I want to order myList based on the another list(myorderList) which stores the order of it. For example, myorderList=[3,1,2] indicates that the first element of myList is mapped to "two" because the smallest number is 1 in myorderList and then "one" and final element mapped to "zero" according to order of myorderList.

I have done this it works but i feel that it is not a good method to map the order of myList. I am looking for a better way to do that.

    myorderList=[]
    myneworderedList=[]
    myList=["zero","two","one"]
    myorderList=[3,1,2]
    for i in range(len(myList)):# just to eliminate index out of range error
        myneworderedList.append(i)

    for index,item in enumerate(myorderList):
        myneworderedList[int(item)-1]=myList[index]
    print myneworderedList

The result:

['two', 'one', 'zero']

Answer 1

One option is to zip the two lists together, sort, and extract only the bits you are interetsed in from the result:

>>> [y for x, y in sorted(zip(myorderList, myList))]
['two', 'one', 'zero']

Another option is to use a custom key function that returns the order keys in the correct order:

>>> it = iter(myorderList)
>>> sorted(myList, key=lambda x: next(it))
['two', 'one', 'zero']

Python gurantees that the key function is called once per item of the input list and in the right order.

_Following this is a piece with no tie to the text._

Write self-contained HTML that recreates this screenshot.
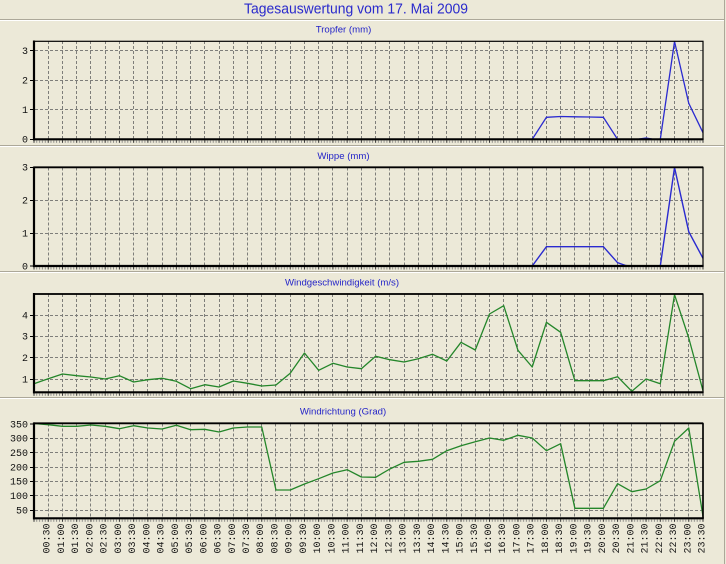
<!DOCTYPE html>
<html><head><meta charset="utf-8"><style>
html,body{margin:0;padding:0;background:#ECE9D8;}
svg{display:block;}
.yl{font-family:"Liberation Mono",monospace;font-size:10px;fill:#111;text-anchor:end;}
.xl{font-family:"Liberation Mono",monospace;font-size:10px;fill:#111;text-anchor:end;}
.st{font-family:"Liberation Sans",sans-serif;font-size:9.6px;fill:#2424C8;text-anchor:middle;}
.gr{fill:none;stroke:#7e7e7a;stroke-width:1;stroke-dasharray:3 2;}
.bx{fill:none;stroke:#000;stroke-width:1.2;}
.ax{stroke:#000;stroke-width:2.2;}
.tk{stroke:#000;stroke-width:1;}
</style></head><body>
<svg width="726" height="564" viewBox="0 0 726 564" xmlns="http://www.w3.org/2000/svg">
<defs>
<path id="vg98" d="M48.5 0v98M62.5 0v98M76.5 0v98M90.5 0v98M105.5 0v98M119.5 0v98M133.5 0v98M147.5 0v98M162.5 0v98M176.5 0v98M190.5 0v98M204.5 0v98M219.5 0v98M233.5 0v98M247.5 0v98M261.5 0v98M275.5 0v98M290.5 0v98M304.5 0v98M318.5 0v98M332.5 0v98M347.5 0v98M361.5 0v98M375.5 0v98M389.5 0v98M404.5 0v98M418.5 0v98M432.5 0v98M446.5 0v98M461.5 0v98M475.5 0v98M489.5 0v98M503.5 0v98M517.5 0v98M532.5 0v98M546.5 0v98M560.5 0v98M574.5 0v98M589.5 0v98M603.5 0v98M617.5 0v98M631.5 0v98M646.5 0v98M660.5 0v98M674.5 0v98M688.5 0v98"/>
<path id="vg95" d="M48.5 0v95M62.5 0v95M76.5 0v95M90.5 0v95M105.5 0v95M119.5 0v95M133.5 0v95M147.5 0v95M162.5 0v95M176.5 0v95M190.5 0v95M204.5 0v95M219.5 0v95M233.5 0v95M247.5 0v95M261.5 0v95M275.5 0v95M290.5 0v95M304.5 0v95M318.5 0v95M332.5 0v95M347.5 0v95M361.5 0v95M375.5 0v95M389.5 0v95M404.5 0v95M418.5 0v95M432.5 0v95M446.5 0v95M461.5 0v95M475.5 0v95M489.5 0v95M503.5 0v95M517.5 0v95M532.5 0v95M546.5 0v95M560.5 0v95M574.5 0v95M589.5 0v95M603.5 0v95M617.5 0v95M631.5 0v95M646.5 0v95M660.5 0v95M674.5 0v95M688.5 0v95"/>
<pattern id="tkp" x="33.5" y="0" width="14.234" height="10" patternUnits="userSpaceOnUse">
<rect x="0" y="0" width="1" height="10" fill="#333"/>
<rect x="2.847" y="0" width="0.8" height="10" fill="#777"/>
<rect x="5.694" y="0" width="0.8" height="10" fill="#777"/>
<rect x="8.54" y="0" width="0.8" height="10" fill="#777"/>
<rect x="11.387" y="0" width="0.8" height="10" fill="#777"/>
</pattern>
</defs>

<g shape-rendering="crispEdges">
<rect x="0" y="19" width="725" height="1" fill="#ACA899"/><rect x="0" y="20" width="725" height="1" fill="#fff"/>
<rect x="0" y="145" width="725" height="1" fill="#ACA899"/><rect x="0" y="146" width="725" height="1" fill="#fff"/>
<rect x="0" y="271" width="725" height="1" fill="#ACA899"/><rect x="0" y="272" width="725" height="1" fill="#fff"/>
<rect x="0" y="397" width="725" height="1" fill="#ACA899"/><rect x="0" y="398" width="725" height="1" fill="#fff"/>
<rect x="724" y="0" width="1" height="564" fill="#ACA899"/>
</g>

<text x="356" y="13.5" font-family="Liberation Sans, sans-serif" font-size="14.5" fill="#2A2ACC" text-anchor="middle" textLength="224" lengthAdjust="spacingAndGlyphs">Tagesauswertung vom 17. Mai 2009</text>

<text class="st" x="343.5" y="32.5">Tropfer (mm)</text>
<text class="st" x="343.5" y="158.8">Wippe (mm)</text>
<text class="st" x="342" y="285.5">Windgeschwindigkeit (m/s)</text>
<text class="st" x="343" y="414.3">Windrichtung (Grad)</text>

<!-- Panel 1 -->
<use href="#vg98" class="gr" y="41"/>
<path class="gr" d="M35 50.5H703M35 80.5H703M35 109.5H703"/>
<polyline fill="none" stroke="#2a2ad0" stroke-width="1.3" points="34,139.3 532.19,139.3 546.42,117.3 560.66,116.5 574.89,116.8 589.13,117 603.36,117.3 617.59,139.3 631.83,139.3 639,139 646.06,138 652,139 660.3,139.3 674.53,41.5 688.76,103.3 703,132.7"/>
<rect class="bx" x="34" y="41.3" width="669" height="98"/>
<line class="ax" x1="34" y1="40.5" x2="34" y2="140.4"/>
<line class="ax" x1="33" y1="139.3" x2="703.6" y2="139.3"/>
<rect x="33.5" y="140.3" width="670" height="2.5" fill="url(#tkp)"/>
<path class="tk" d="M30 139.5H33M30 109.5H33M30 80.5H33M30 50.5H33"/>
<text class="yl" x="28" y="142.6">0</text>
<text class="yl" x="28" y="113">1</text>
<text class="yl" x="28" y="83.4">2</text>
<text class="yl" x="28" y="53.8">3</text>

<!-- Panel 2 -->
<use href="#vg98" class="gr" y="167.5"/>
<path class="gr" d="M35 200.5H703M35 233.5H703"/>
<polyline fill="none" stroke="#2a2ad0" stroke-width="1.4" points="34,266 532.19,266 546.42,246.7 560.66,246.7 574.89,246.7 589.13,246.7 603.36,246.7 617.59,262.7 626,265.6 631.83,266 660.3,266 674.53,167.5 688.76,231.7 703,258.3"/>
<rect class="bx" x="34" y="167.3" width="669" height="98.7"/>
<line x1="34" y1="167.3" x2="703" y2="167.3" stroke="#000" stroke-width="1.8"/>
<line class="ax" x1="34" y1="166.5" x2="34" y2="267.1"/>
<line class="ax" x1="33" y1="266" x2="703.6" y2="266"/>
<rect x="33.5" y="267" width="670" height="2.5" fill="url(#tkp)"/>
<path class="tk" d="M30 266H33M30 233.5H33M30 200.5H33M30 167.5H33"/>
<text class="yl" x="28" y="269.3">0</text>
<text class="yl" x="28" y="236.3">1</text>
<text class="yl" x="28" y="203.3">2</text>
<text class="yl" x="28" y="170.6">3</text>

<!-- Panel 3 -->
<use href="#vg98" class="gr" y="294"/>
<path class="gr" d="M35 315.5H703M35 336.5H703M35 357.5H703M35 379.5H703"/>
<polyline fill="none" stroke="#24862a" stroke-width="1.3" stroke-linejoin="round" points="34,383.7 48.23,378.7 62.47,374 76.7,375.7 90.94,377 105.17,379 119.4,375.7 133.64,382 147.87,379.7 162.11,378.3 176.34,381.3 190.57,388.7 204.81,384.7 219.04,387 233.28,381 247.51,383.3 261.74,386 275.98,385 290.21,373.3 304.45,353 318.68,370.3 332.91,363.3 347.15,367 361.38,368.7 375.62,356.3 389.85,359.7 404.08,362 418.32,358.7 432.55,354.3 446.79,361 461.02,342.3 475.25,350 489.49,314 503.72,305.7 517.96,350.3 532.19,367 546.42,322.3 560.66,332.3 574.89,380.7 589.13,380.7 603.36,380.7 617.59,376.7 631.83,391.3 646.06,379 660.3,383.7 674.53,294.7 688.76,338 703,390.7"/>
<rect class="bx" x="34" y="294" width="669" height="98.3"/>
<line x1="34" y1="294" x2="703" y2="294" stroke="#000" stroke-width="1.8"/>
<line class="ax" x1="34" y1="293" x2="34" y2="393.4"/>
<line class="ax" x1="33" y1="392.3" x2="703.6" y2="392.3"/>
<rect x="33.5" y="393.3" width="670" height="2.5" fill="url(#tkp)"/>
<path class="tk" d="M30 379.5H33M30 357.5H33M30 336.5H33M30 315.5H33"/>
<text class="yl" x="28" y="382.5">1</text>
<text class="yl" x="28" y="361">2</text>
<text class="yl" x="28" y="339.6">3</text>
<text class="yl" x="28" y="318.3">4</text>

<!-- Panel 4 -->
<use href="#vg95" class="gr" y="423.5"/>
<path class="gr" d="M35 438.5H703M35 452.5H703M35 467.5H703M35 481.5H703M35 495.5H703M35 510.5H703"/>
<polyline fill="none" stroke="#24862a" stroke-width="1.3" stroke-linejoin="round" points="34,423.5 48.23,424.7 62.47,426.3 76.7,426.3 90.94,425 105.17,426.3 119.4,428.7 133.64,425.7 147.87,428 162.11,429 176.34,425.3 190.57,429.7 204.81,429.3 219.04,432 233.28,428 247.51,427 261.74,427 275.98,490 290.21,490 304.45,484 318.68,478.7 332.91,473 347.15,469.7 361.38,477 375.62,477.3 389.85,469 404.08,462.3 418.32,461.3 432.55,459.3 446.79,450.7 461.02,445.7 475.25,441.7 489.49,438 503.72,440.3 517.96,435.3 532.19,438 546.42,450.7 560.66,443.7 574.89,508.3 589.13,508.3 603.36,508.3 617.59,483.7 631.83,491.7 646.06,489 660.3,480.7 674.53,441.3 688.76,428 703,516.3"/>
<rect class="bx" x="34" y="423.3" width="669" height="95"/>
<line x1="34" y1="423.3" x2="703" y2="423.3" stroke="#000" stroke-width="1.8"/>
<line x1="703" y1="423.3" x2="703" y2="518.3" stroke="#000" stroke-width="1.6"/>
<line class="ax" x1="34" y1="422.4" x2="34" y2="519.4"/>
<line class="ax" x1="33" y1="518.3" x2="703.8" y2="518.3"/>
<rect x="33.5" y="519.3" width="670" height="2.5" fill="url(#tkp)"/>
<path class="tk" d="M30 424H33M30 438.5H33M30 452.5H33M30 467.5H33M30 481.5H33M30 495.5H33M30 510.5H33"/>
<text class="yl" x="28" y="427.3">350</text>
<text class="yl" x="28" y="441.6">300</text>
<text class="yl" x="28" y="456">250</text>
<text class="yl" x="28" y="470.3">200</text>
<text class="yl" x="28" y="484.7">150</text>
<text class="yl" x="28" y="499">100</text>
<text class="yl" x="28" y="513.4">50</text>

<g class="xl">
<text transform="translate(49.7,523.5) rotate(-90)">00:30</text>
<text transform="translate(64.0,523.5) rotate(-90)">01:00</text>
<text transform="translate(78.2,523.5) rotate(-90)">01:30</text>
<text transform="translate(92.4,523.5) rotate(-90)">02:00</text>
<text transform="translate(106.7,523.5) rotate(-90)">02:30</text>
<text transform="translate(120.9,523.5) rotate(-90)">03:00</text>
<text transform="translate(135.1,523.5) rotate(-90)">03:30</text>
<text transform="translate(149.4,523.5) rotate(-90)">04:00</text>
<text transform="translate(163.6,523.5) rotate(-90)">04:30</text>
<text transform="translate(177.8,523.5) rotate(-90)">05:00</text>
<text transform="translate(192.1,523.5) rotate(-90)">05:30</text>
<text transform="translate(206.3,523.5) rotate(-90)">06:00</text>
<text transform="translate(220.5,523.5) rotate(-90)">06:30</text>
<text transform="translate(234.8,523.5) rotate(-90)">07:00</text>
<text transform="translate(249.0,523.5) rotate(-90)">07:30</text>
<text transform="translate(263.2,523.5) rotate(-90)">08:00</text>
<text transform="translate(277.5,523.5) rotate(-90)">08:30</text>
<text transform="translate(291.7,523.5) rotate(-90)">09:00</text>
<text transform="translate(306.0,523.5) rotate(-90)">09:30</text>
<text transform="translate(320.2,523.5) rotate(-90)">10:00</text>
<text transform="translate(334.4,523.5) rotate(-90)">10:30</text>
<text transform="translate(348.7,523.5) rotate(-90)">11:00</text>
<text transform="translate(362.9,523.5) rotate(-90)">11:30</text>
<text transform="translate(377.1,523.5) rotate(-90)">12:00</text>
<text transform="translate(391.4,523.5) rotate(-90)">12:30</text>
<text transform="translate(405.6,523.5) rotate(-90)">13:00</text>
<text transform="translate(419.8,523.5) rotate(-90)">13:30</text>
<text transform="translate(434.1,523.5) rotate(-90)">14:00</text>
<text transform="translate(448.3,523.5) rotate(-90)">14:30</text>
<text transform="translate(462.5,523.5) rotate(-90)">15:00</text>
<text transform="translate(476.8,523.5) rotate(-90)">15:30</text>
<text transform="translate(491.0,523.5) rotate(-90)">16:00</text>
<text transform="translate(505.2,523.5) rotate(-90)">16:30</text>
<text transform="translate(519.5,523.5) rotate(-90)">17:00</text>
<text transform="translate(533.7,523.5) rotate(-90)">17:30</text>
<text transform="translate(547.9,523.5) rotate(-90)">18:00</text>
<text transform="translate(562.2,523.5) rotate(-90)">18:30</text>
<text transform="translate(576.4,523.5) rotate(-90)">19:00</text>
<text transform="translate(590.6,523.5) rotate(-90)">19:30</text>
<text transform="translate(604.9,523.5) rotate(-90)">20:00</text>
<text transform="translate(619.1,523.5) rotate(-90)">20:30</text>
<text transform="translate(633.3,523.5) rotate(-90)">21:00</text>
<text transform="translate(647.6,523.5) rotate(-90)">21:30</text>
<text transform="translate(661.8,523.5) rotate(-90)">22:00</text>
<text transform="translate(676.0,523.5) rotate(-90)">22:30</text>
<text transform="translate(690.3,523.5) rotate(-90)">23:00</text>
<text transform="translate(704.5,523.5) rotate(-90)">23:30</text>
</g>
</svg>
</body></html>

More specifically, before starting to sort the input list, the sorted() implementation iterates over the list and calls the key function for each item. The key function given above ignores its argument and simply returns the next item from myorderList, which results in the desired key being used for each element of myList. After this, sorted() sorts the list according to the previously determined keys.